I gruppi ai quali si è dato il nome di costellazioni non sono, in realtà, che dei raggruppamenti apparenti, dovuti dalla distanza; le loro figure sono effetti della prospettiva, come ne formano, alla vista di chi si trovi in un certo punto, delle luci sparse in una vasta pianura o degli alberi in una foresta. Ma questi raggruppamenti, in realtà, non esistono.
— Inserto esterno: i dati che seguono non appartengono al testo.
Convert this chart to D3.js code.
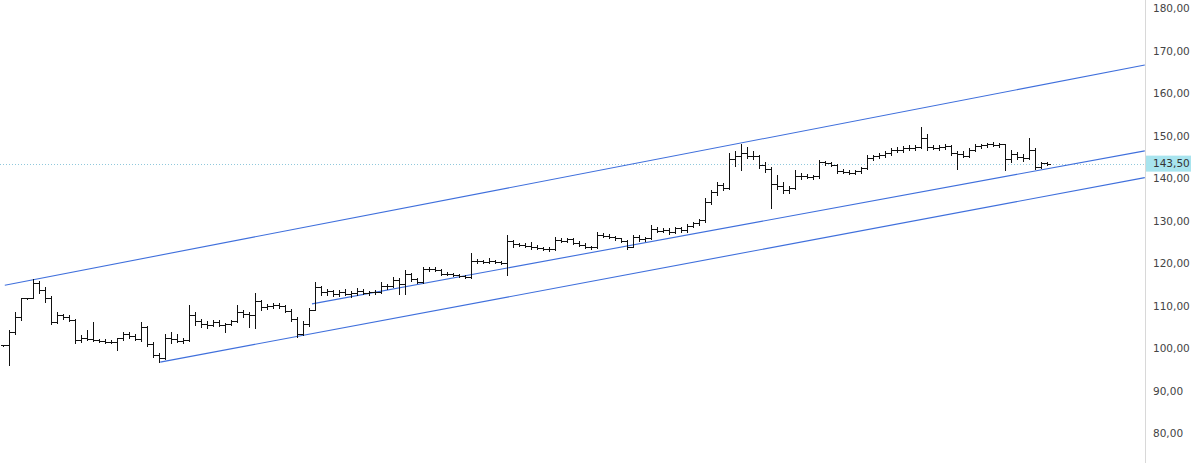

Se ci si potesse trasportare nella regione di una di queste costellazioni, via via che ci si avvicinasse, quella figura scomparirebbe, e nuovi raggruppamenti si disegnerebbero di fronte a noi.

Dal momento che questi raggruppamenti esistono solo in apparenza, il significato che una popolare credenza superstiziosa attribuisce loro è illusorio, e la loro influenza non potrebbe esistere che nella immaginazione.

Per distinguere le costellazioni, si sono dati loro nomi quali: Leone, Toro, Gemelli, Vergine, Bilancia, Capricorno, Cancro, Orione, Ercole, Orsa Maggiore o Grande Carro, Orsa Minore o Piccolo Carro, Lira ecc. Sono state rappresentate con le figure che richiamano questi nomi, per la maggior parte di fantasia, ma che, in ogni caso, non hanno alcun rapporto con la forma apparente del gruppo di stelle. Sarebbe perciò inutile che si cercassero queste figure nel cielo.

La credenza nell'influenza delle costellazioni, di quelle soprattutto che costituiscono i dodici segni dello zodiaco, viene dall'idea legata ai nomi ch'esse portano. Se quella chiamata leone fosse stata chiamata asino o agnello certamente le sarebbe stato attribuito tutt'altro influsso.


13. A partire da Copernico e da Galileo, le vecchie cosmogonie sono per sempre distrutte. L'astronomia poteva soltanto avanzare e non arretrare. La storia narra le lotte che questi uomini di genio dovettero sostenere contro i pregiudizi e soprattutto contro lo spirito di setta, interessato al mantenimento degli errori sui quali si erano fondate delle credenze che si immaginava poggiassero su una base incrollabile. È stata sufficiente l'invenzione di uno strumento ottico per far crollare una costruzione di molte migliaia di anni. Ma nulla potrebbe prevalere su una verità riconosciuta tale. Grazie alla stampa, il pubblico, iniziato alle nuove idee, incominciava a non cullarsi più nelle illusioni e prendeva parte alla lotta. Non bisognava più combattere contro qualche individuo, ma contro l'opinione generale che si schierava dalla parte della verità.

Quanto grande è l'universo in confronto alle meschine proporzioni che gli assegnavano i nostri padri! Quanto sublime è l'opera di Dio, allorché vediamo ch'essa si realizza secondo le eterne leggi della natura! Ma anche quanto tempo, quanti sforzi di genio, quanta abnegazione sono stati necessari per aprire gli occhi agli uomini e strappar loro la benda dell'ignoranza!

14. Era ormai aperta la strada dove illustri e numerosi scienziati stavano per entrare al fine di completare l'opera abbozzata. Keplero, in Germania, scopre le celebri leggi — che portano il suo nome —, con l'aiuto delle quali scopre che i pianeti descrivono non delle orbite circolari ma delle ellissi, di cui il Sole occupa uno dei fuochi. Newton, in Inghilterra, scopre la legge di gravitazione universale. Laplace, in Francia, crea la meccanica celeste. Finalmente, l'astronomia non è più un sistema fondato su congetture o probabilità, ma una scienza fissata sulle più rigorose basi del calcolo e della geometria. Così è stata posta una delle pietre fondamentali della Genesi, tremila e trecento anni circa dopo Mosè.